Could the same approach help schools and other public services?
Governor Jerry Brown just signed a bill requiring pharmaceutical companies in California to issue notifications at least 60 days in advance of a price increase that would be at least 16 percent over a two-year period and explain the reasons behind the increase. According to the San Francisco Chronicle, supporters of the legislation say it will discourage significant price increases.
I don’t know if the legislation will achieve its objective but if it does, maybe the same approach should be employed to reduce the significant increases in retirement costs crushing California schools and other public services. Those costs are rising as fast or faster than pharmaceutical prices. For example, retirement costs in the San Francisco Unified School District grew more than 100 percent over five years, taking money from classrooms and teacher salaries.
Sources: First Interim Reports, San Francisco Unified School District, FY2012 and FY 2017
And similar growth at the state level crowded out funding for courts, parks, the University of California, California State University and Social Services.
FY2010–11 Enacted Budget; FY2017–18 Governor’s Budget
The cause was — and remains — self serving behavior by pension fund board members and elected officials abetted by a deliberate lack of transparency that hides both the true size of liabilities when they are created (explained here) and the true costs of meeting those liabilities (explained here).

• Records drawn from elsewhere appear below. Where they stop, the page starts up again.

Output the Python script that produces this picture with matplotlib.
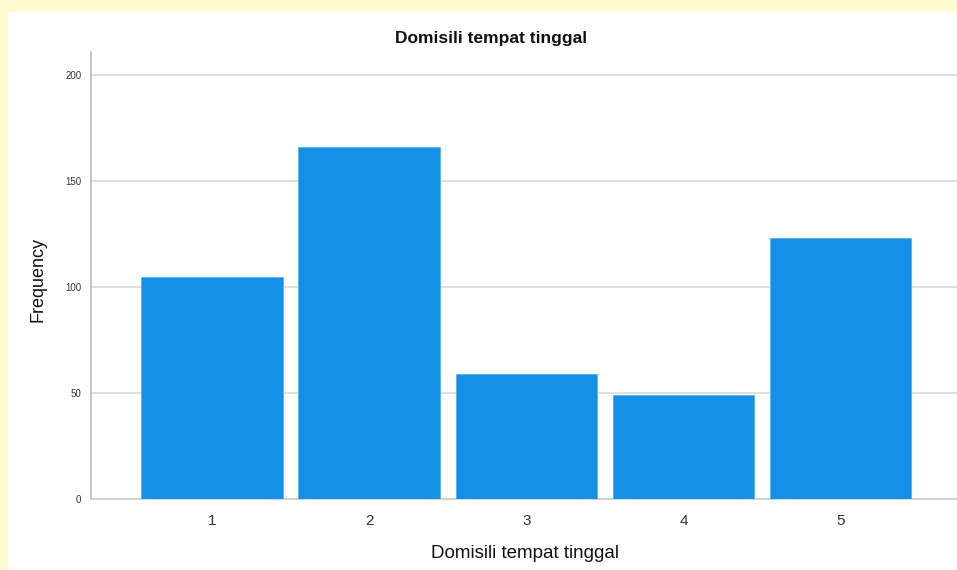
import numpy as np
import matplotlib.pyplot as plt
from matplotlib.patches import Rectangle

plt.rcParams['font.family'] = ['Liberation Sans', 'DejaVu Sans']

# data
categories = ['1', '2', '3', '4', '5']
frequency = [105, 166, 59, 49, 123]
y_ticks = [0, 50, 100, 150, 200]

bar_color = '#1490E6'
grid_color = '#DADADA'

fig = plt.figure(figsize=(9.57, 5.70), dpi=100)
fig.patch.set_facecolor('#FFFCCF')
# white chart panel behind the axes
panel = Rectangle((8 / 957, 0), 1, 1 - 12 / 570, transform=fig.transFigure,
                  facecolor='white', edgecolor='none', zorder=-10)
fig.add_artist(panel)

ax = fig.add_axes([91 / 957, 71 / 570, 1 - 91 / 957, 447 / 570])
ax.set_zorder(1)
ax.set_facecolor('white')

x = np.arange(1, len(categories) + 1)
ax.bar(x, frequency, width=0.9, color=bar_color, edgecolor='#5AB0EE', linewidth=0.6, zorder=3)

ax.set_xlim(0.23, 5.74)
ax.set_ylim(0, 211)
ax.set_xticks(x)
ax.set_xticklabels(categories, fontsize=11, color='#333333')
ax.set_yticks(y_ticks)
ax.set_yticklabels([str(v) for v in y_ticks], fontsize=7, color='#333333')
ax.tick_params(axis='both', length=0)
ax.tick_params(axis='x', pad=11)
ax.tick_params(axis='y', pad=7)

ax.yaxis.grid(True, color=grid_color, linewidth=1.2, zorder=0)
ax.set_axisbelow(True)

for side in ['top', 'right']:
    ax.spines[side].set_visible(False)
ax.spines['left'].set_color('#BBBBBB')
ax.spines['bottom'].set_color('#CCCCCC')
ax.spines['left'].set_linewidth(1.2)
ax.spines['bottom'].set_linewidth(1.2)

fig.text(491 / 957, 1 - 38 / 570, 'Domisili tempat tinggal', ha='center', va='center',
         fontsize=12.5, fontweight='bold', color='#111111')
fig.text(525 / 957, 1 - 553 / 570, 'Domisili tempat tinggal', ha='center', va='center',
         fontsize=13.5, color='#111111')
fig.text(38 / 957, 1 - 280 / 570, 'Frequency', ha='center', va='center', rotation=90,
         fontsize=13, color='#111111')

fig.savefig('out.png', dpi=100, facecolor=fig.get_facecolor())
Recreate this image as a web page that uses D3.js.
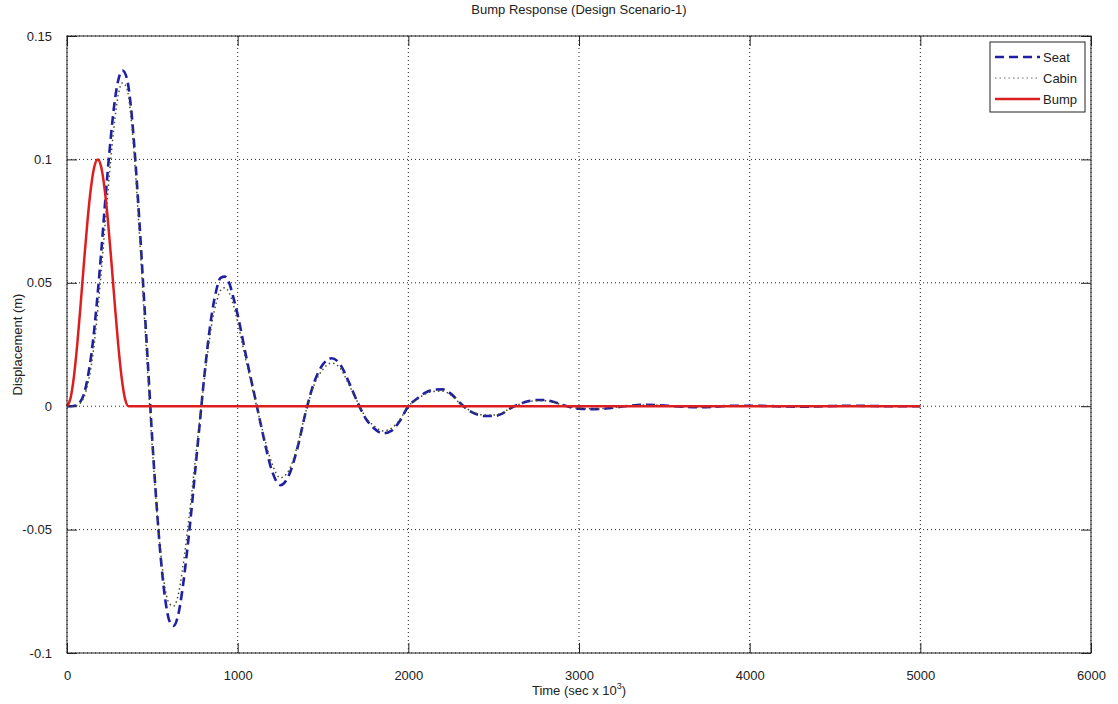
<!DOCTYPE html>
<html>
<head>
<meta charset="utf-8">
<script src="https://cdn.jsdelivr.net/npm/d3@7"></script>
<style>
  body { margin: 0; background: #fff; }
  svg { display: block; font-family: "Liberation Sans", Arial, sans-serif; }
</style>
</head>
<body>
<div id="container"></div>
<script>
// time samples (sec x 10^3) shared by seat and cabin
const respTime = [0, 25, 50, 75, 100, 125, 150, 175, 200, 225, 250, 275, 300, 325, 350, 375, 400, 425, 450, 475,
  500, 525, 550, 575, 600, 625, 650, 675, 700, 725, 750, 775, 800, 825, 850, 875, 900, 925, 950, 975,
  1000, 1050, 1100, 1125, 1150, 1200, 1250, 1300, 1350, 1400, 1450, 1500, 1550, 1600, 1650, 1700, 1750, 1800, 1850, 1900,
  1950, 2000, 2050, 2100, 2150, 2200, 2250, 2300, 2350, 2400, 2450, 2500, 2550, 2600, 2650, 2700, 2750, 2800, 2850, 2900,
  2950, 3000, 3100, 3200, 3300, 3400, 3500, 3600, 3700, 3800, 3900, 4000, 4100, 4200, 4300, 4400, 4500, 4600, 4700, 4800,
  4900, 5000];

const seatVals = [0, 0, 0.0003, 0.0015, 0.005, 0.013, 0.025, 0.042, 0.062, 0.084, 0.104, 0.121, 0.132, 0.136, 0.133, 0.121, 0.100, 0.074, 0.045, 0.016,
  -0.014, -0.040, -0.062, -0.078, -0.087, -0.089, -0.085, -0.075, -0.061, -0.045, -0.027, -0.009, 0.009, 0.025, 0.038, 0.047, 0.052, 0.0525, 0.050, 0.044,
  0.037, 0.020, 0.004, -0.004, -0.012, -0.026, -0.032, -0.028, -0.017, -0.002, 0.010, 0.017, 0.0194, 0.017, 0.010, 0.002, -0.005, -0.009, -0.011, -0.010,
  -0.006, 0.000, 0.003, 0.0055, 0.0067, 0.0068, 0.005, 0.0015, -0.0015, -0.0033, -0.004, -0.004, -0.003, -0.0008, 0.0008, 0.002, 0.0025, 0.0025, 0.0018, 0.0006,
  -0.0004, -0.001, -0.0012, -0.0006, 0.0002, 0.0006, 0.0003, -0.0002, -0.0004, -0.0002, 0.0002, 0.0002, 0.0001, -0.0001, -0.0002, -0.0001, 0.0001, 0.0002, 0.0001, 0,
  0, 0];

const cabinVals = [0, 0, 0.0002, 0.001, 0.0038, 0.010, 0.020, 0.035, 0.054, 0.075, 0.095, 0.113, 0.126, 0.131, 0.129, 0.117, 0.096, 0.069, 0.040, 0.011,
  -0.017, -0.041, -0.060, -0.074, -0.080, -0.081, -0.077, -0.067, -0.054, -0.039, -0.023, -0.007, 0.008, 0.022, 0.034, 0.042, 0.047, 0.048, 0.046, 0.041,
  0.034, 0.018, 0.003, -0.004, -0.011, -0.023, -0.029, -0.026, -0.016, -0.002, 0.009, 0.015, 0.0175, 0.0155, 0.009, 0.002, -0.0045, -0.008, -0.010, -0.009,
  -0.0055, 0.000, 0.0027, 0.005, 0.006, 0.0061, 0.0045, 0.0013, -0.0013, -0.003, -0.0036, -0.0036, -0.0027, -0.0007, 0.0007, 0.0018, 0.0022, 0.0022, 0.0016, 0.0005,
  -0.0003, -0.0009, -0.0011, -0.0005, 0.0002, 0.0005, 0.0003, -0.0002, -0.0003, -0.0002, 0.0001, 0.0002, 0.0001, -0.0001, -0.0001, -0.0001, 0.0001, 0.0001, 0.0001, 0,
  0, 0];

// bump input
const bumpTime = [0, 20, 40, 60, 80, 100, 120, 140, 160, 180, 200, 220, 240, 260, 280, 300, 320, 340, 360, 5000];
const bumpVals = [0, 0.0030, 0.0117, 0.025, 0.0413, 0.0587, 0.075, 0.0883, 0.097, 0.100, 0.097, 0.0883, 0.075, 0.0587, 0.0413, 0.025, 0.0117, 0.003, 0, 0];

const xTicks = [0, 1000, 2000, 3000, 4000, 5000, 6000];
const yTicks = [-0.1, -0.05, 0, 0.05, 0.1, 0.15];
const yTickLabels = ["-0.1", "-0.05", "0", "0.05", "0.1", "0.15"];

const seriesNames = ["Seat", "Cabin", "Bump"];

const w = 1118;
const h = 704;
const padL = 67, padR = 1091, padT = 36, padB = 653;

const svg = d3.select("#container")
  .append("svg")
  .attr("width", w)
  .attr("height", h);

const x = d3.scaleLinear().domain([0, 6000]).range([padL, padR]);
const y = d3.scaleLinear().domain([-0.1, 0.15]).range([padB, padT]);

// dotted grid
svg.append("g")
  .selectAll("line.vgrid")
  .data(xTicks)
  .enter().append("line")
  .attr("x1", d => x(d)).attr("x2", d => x(d))
  .attr("y1", padT).attr("y2", padB)
  .attr("stroke", "#222")
  .attr("stroke-width", 1)
  .attr("stroke-dasharray", "1,3");

svg.append("g")
  .selectAll("line.hgrid")
  .data(yTicks)
  .enter().append("line")
  .attr("x1", padL).attr("x2", padR)
  .attr("y1", d => y(d)).attr("y2", d => y(d))
  .attr("stroke", "#222")
  .attr("stroke-width", 1)
  .attr("stroke-dasharray", "1,3");

// axes, ticks pointing inside on all four sides
const styleAxis = g => {
  g.select(".domain").remove();
  g.selectAll(".tick line").attr("stroke", "#222");
  g.selectAll(".tick text").attr("fill", "#222").style("font-size", "13px").style("font-family", "Liberation Sans, Arial, sans-serif");
};

svg.append("g")
  .attr("transform", `translate(0,${padB})`)
  .call(d3.axisBottom(x).tickValues(xTicks).tickSize(-10).tickPadding(18).tickFormat(d3.format("d")))
  .call(styleAxis);

svg.append("g")
  .attr("transform", `translate(0,${padT})`)
  .call(d3.axisTop(x).tickValues(xTicks).tickSize(-10).tickFormat(""))
  .call(styleAxis);

svg.append("g")
  .attr("transform", `translate(${padL},0)`)
  .call(d3.axisLeft(y).tickValues(yTicks).tickSize(-10).tickPadding(15).tickFormat((d, i) => yTickLabels[i]))
  .call(styleAxis);

svg.append("g")
  .attr("transform", `translate(${padR},0)`)
  .call(d3.axisRight(y).tickValues(yTicks).tickSize(-10).tickFormat(""))
  .call(styleAxis);

// curves
const respData = (vals) => respTime.map((t, i) => [t, vals[i]]);
const bumpData = bumpTime.map((t, i) => [t, bumpVals[i]]);

const line = d3.line()
  .x(d => x(d[0]))
  .y(d => y(d[1]))
  .curve(d3.curveMonotoneX);

const seatColor = "#1f1fa3";
const cabinColor = "#47522c";
const bumpColor = "#dd1e1e";

svg.append("path")
  .datum(respData(seatVals))
  .attr("d", line)
  .attr("fill", "none")
  .attr("stroke", seatColor)
  .attr("stroke-width", 2.6)
  .attr("stroke-dasharray", "9,5");

svg.append("path")
  .datum(respData(cabinVals))
  .attr("d", line)
  .attr("fill", "none")
  .attr("stroke", cabinColor)
  .attr("stroke-width", 1.5)
  .attr("stroke-dasharray", "1.5,3");

svg.append("path")
  .datum(bumpData)
  .attr("d", line)
  .attr("fill", "none")
  .attr("stroke", bumpColor)
  .attr("stroke-width", 2.5);

// frame
svg.append("rect")
  .attr("x", padL).attr("y", padT)
  .attr("width", padR - padL).attr("height", padB - padT)
  .attr("fill", "none")
  .attr("stroke", "#222")
  .attr("stroke-width", 1);

// title and axis labels
svg.append("text")
  .attr("x", (padL + padR) / 2)
  .attr("y", 14)
  .attr("text-anchor", "middle")
  .style("font-size", "13px")
  .attr("fill", "#222")
  .text("Bump Response (Design Scenario-1)");

const xl = svg.append("text")
  .attr("x", (padL + padR) / 2)
  .attr("y", 695)
  .attr("text-anchor", "middle")
  .style("font-size", "13px")
  .attr("fill", "#222");
xl.append("tspan").text("Time (sec x 10");
xl.append("tspan").attr("dy", -6).style("font-size", "9px").text("3");
xl.append("tspan").attr("dy", 6).text(")");

svg.append("text")
  .attr("transform", `translate(22,${(padT + padB) / 2}) rotate(-90)`)
  .attr("text-anchor", "middle")
  .style("font-size", "13px")
  .attr("fill", "#222")
  .text("Displacement (m)");

// legend
const legend = svg.append("g");
legend.append("rect")
  .attr("x", 990).attr("y", 42)
  .attr("width", 95).attr("height", 70)
  .attr("fill", "#fff")
  .attr("stroke", "#222")
  .attr("stroke-width", 1);

const legendStyles = [
  { color: seatColor, width: 2.6, dash: "9,5" },
  { color: "#666", width: 1.2, dash: "1.5,3" },
  { color: bumpColor, width: 2.5, dash: null }
];

seriesNames.forEach((name, i) => {
  const ly = 57 + i * 21;
  legend.append("line")
    .attr("x1", 995).attr("x2", 1040)
    .attr("y1", ly).attr("y2", ly)
    .attr("stroke", legendStyles[i].color)
    .attr("stroke-width", legendStyles[i].width)
    .attr("stroke-dasharray", legendStyles[i].dash);
  legend.append("text")
    .attr("x", 1043)
    .attr("y", ly + 5)
    .style("font-size", "13px")
    .attr("fill", "#222")
    .text(name);
});
</script>
</body>
</html>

Worse, the consequences of those costs are forced on to the most vulnerable members of our society (explained here).
It would be good for kids and other citizens if advance notification and explanation could help save schools and other public services from rapidly rising pension and other retirement costs.
NB: Truth and transparency would also be valuable for certain government employees at risk to default by certain governments, as explained here.